Perhaps the most important cost not factored in by the equations concerns implementation cost—the engineering time and effort required to implement compression. After all, reducing test time isn't very cost effective if it adds weeks to your design cycle and delays your tape-out. To manage implementation cost, it might be best to invest in EDA solutions such as Synopsys' Galaxy Design Platform for Test, which have a high degree of predictability and correlation. Predictability reflects the extent to which your compression performance goals are achieved by the tool.4 Correlation considers the impact of compression on area, timing, power, and routability. Correlation reflects self-consistency of the design platform as a front-to-back implementation flow. Thus, results you achieve at the logical level are observed in silicon, with a minimal amount of effort. 

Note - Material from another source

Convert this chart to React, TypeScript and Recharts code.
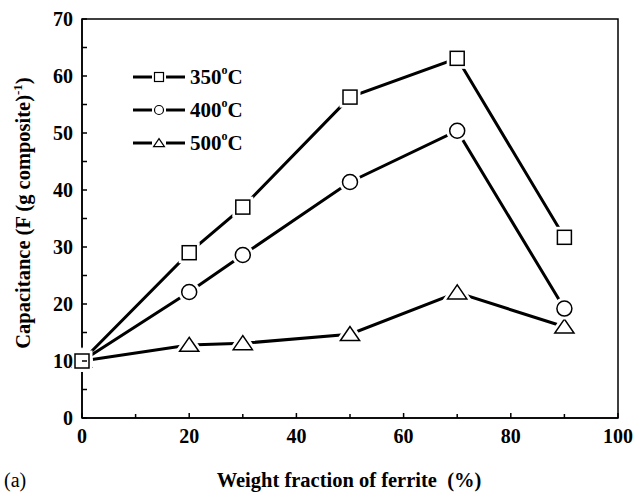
import { LineChart, Line, XAxis, YAxis, ReferenceArea } from 'recharts';

const fractions = [0, 20, 30, 50, 70, 90];
const cap350 = [10, 29, 37, 56.3, 63.1, 31.7];
const cap400 = [10, 22.1, 28.6, 41.4, 50.4, 19.2];
const cap500 = [10, 12.8, 13.1, 14.7, 22, 16];

const seriesNames = ['350', '400', '500'];
const xTicks = [0, 10, 20, 30, 40, 50, 60, 70, 80, 90, 100];
const yTicks = [0, 5, 10, 15, 20, 25, 30, 35, 40, 45, 50, 55, 60, 65, 70];

const rows = fractions.map((x, i) => ({ x, s350: cap350[i], s400: cap400[i], s500: cap500[i] }));

const FONT = 'Liberation Serif, Times New Roman, serif';

type Shape = 'square' | 'circle' | 'triangle';

function marker(shape: Shape, cx: number, cy: number, r: number, stroke: string, sw: number) {
  if (shape === 'square') {
    return <rect x={cx - r} y={cy - r} width={r * 2} height={r * 2} fill="#fff" stroke={stroke} strokeWidth={sw} />;
  }
  if (shape === 'circle') {
    return <circle cx={cx} cy={cy} r={r} fill="#fff" stroke={stroke} strokeWidth={sw} />;
  }
  const h = r * 1.75;
  const pts = `${cx},${cy - h * 0.55} ${cx - r * 1.2},${cy + h * 0.45} ${cx + r * 1.2},${cy + h * 0.45}`;
  return <polygon points={pts} fill="#fff" stroke={stroke} strokeWidth={sw} strokeLinejoin="miter" />;
}

const makeDot = (shape: Shape, r: number) => (props: any) => {
  const { cx, cy, index } = props;
  if (cx == null || cy == null) return <g key={index} />;
  return (
    <g key={`${shape}-${index}`}>
      {marker(shape, cx, cy, r, '#fff', 7)}
      {marker(shape, cx, cy, r, '#000', 1.5)}
    </g>
  );
};

const XTick = (props: any) => {
  const { x, y, payload } = props;
  const major = payload.value % 20 === 0;
  return (
    <g>
      <line x1={x} x2={x} y1={y} y2={y - (major ? 5 : 4)} stroke="#000" strokeWidth={1.5} />
      {major && (
        <text x={x} y={y + 25} textAnchor="middle" fontFamily={FONT} fontWeight="bold" fontSize={20} fill="#000">
          {payload.value}
        </text>
      )}
    </g>
  );
};

const YTick = (props: any) => {
  const { x, y, payload } = props;
  const major = payload.value % 10 === 0;
  return (
    <g>
      <line x1={x} x2={x + 5} y1={y} y2={y} stroke="#000" strokeWidth={1.5} />
      {major && (
        <text x={x - 9} y={y + 7} textAnchor="end" fontFamily={FONT} fontWeight="bold" fontSize={20} fill="#000">
          {payload.value}
        </text>
      )}
    </g>
  );
};

const legendShapes: Shape[] = ['square', 'circle', 'triangle'];

// key in the plot's upper-left corner
const LegendKey = () => (
  <g>
    {seriesNames.map((name, i) => {
      const y = 77 + i * 33;
      return (
        <g key={name}>
          <line x1={133} x2={152} y1={y} y2={y} stroke="#000" strokeWidth={3} />
          <line x1={166} x2={185} y1={y} y2={y} stroke="#000" strokeWidth={3} />
          {marker(legendShapes[i], 159, y, 4.5, '#000', 1.2)}
          <text x={190} y={y + 7} fontFamily={FONT} fontWeight="bold" fontSize={21} fill="#000">
            {name}
            <tspan fontSize={12} dy={-10}>o</tspan>
            <tspan dy={10}>C</tspan>
          </text>
        </g>
      );
    })}
  </g>
);

const YTitle = () => (
  <g>
    <text
      x={0}
      y={0}
      transform="translate(30, 213) rotate(-90)"
      textAnchor="middle"
      fontFamily={FONT}
      fontWeight="bold"
      fontSize={20.5}
      fill="#000"
    >
      Capacitance (F (g composite)
      <tspan fontSize={13} dy={-8}>-1</tspan>
      <tspan dy={8}>)</tspan>
    </text>
    <LegendKey />
  </g>
);

const XTitle = () => (
  <g>
    <text x={349} y={487} textAnchor="middle" fontFamily={FONT} fontWeight="bold" fontSize={20.5} fill="#000" xmlSpace="preserve">
      Weight fraction of ferrite  (%)
    </text>
    <text x={4} y={487} fontFamily={FONT} fontSize={20} fill="#000">
      (a)
    </text>
  </g>
);

export default function App() {
  return (
    <div style={{ position: 'absolute', left: 0, top: 0, width: 634, height: 492, background: '#fff' }}>
      <LineChart width={634} height={492} data={rows} margin={{ top: 19, right: 16, left: 0, bottom: 0 }}>
        <XAxis
          type="number"
          dataKey="x"
          domain={[0, 100]}
          ticks={xTicks}
          interval={0}
          height={74}
          tickLine={false}
          tickSize={0}
          tickMargin={0}
          tick={<XTick />}
          axisLine={{ stroke: '#000', strokeWidth: 1.5 }}
          label={<XTitle />}
        />
        <YAxis
          type="number"
          domain={[0, 70]}
          ticks={yTicks}
          interval={0}
          width={82}
          tickLine={false}
          tickSize={0}
          tickMargin={0}
          tick={<YTick />}
          axisLine={{ stroke: '#000', strokeWidth: 1.5 }}
          label={<YTitle />}
        />
        <ReferenceArea x1={0} x2={100} y1={0} y2={70} fill="none" fillOpacity={0} stroke="#000" strokeWidth={1.5} />
        <Line dataKey="s500" stroke="#000" strokeWidth={3} isAnimationActive={false} dot={makeDot('triangle', 8)} />
        <Line dataKey="s400" stroke="#000" strokeWidth={3} isAnimationActive={false} dot={makeDot('circle', 7.5)} />
        <Line dataKey="s350" stroke="#000" strokeWidth={3} isAnimationActive={false} dot={makeDot('square', 7)} />
      </LineChart>
    </div>
  );
}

We hope these guidelines, while by no means exhaustive, will help you maximize savings from compression.

References

  1. S. Wei, P.K. Nag, R.D. Blanton, A. Gattiker and W. Maly, "To DFT or Not to DFT?" Proc. Int'l Test Conf., 1997, Paper 23.3.

  2. C. Allsup, "The Economics of Implementing Scan Compression to Reduce Test Data Volume and Test Application Time," Proc. Int'l Test Conf., Lecture 2.2, 2006.

  3. T.M Michalka, R.C. Varshney, J.D. Meindl, "A Discussion of Yield Modeling with Defect Clustering, Circuit Repair, and Circuit Redundancy," IEEE Transactions on Semiconductor Manufacturing, Vol. 3, No. 3, Aug. 1990, Pages: 116-127.

  4. C. Allsup, "Measuring Scan Compression Performance," appearing in EDA DesignLine (www.edadesignline.com), May 2007.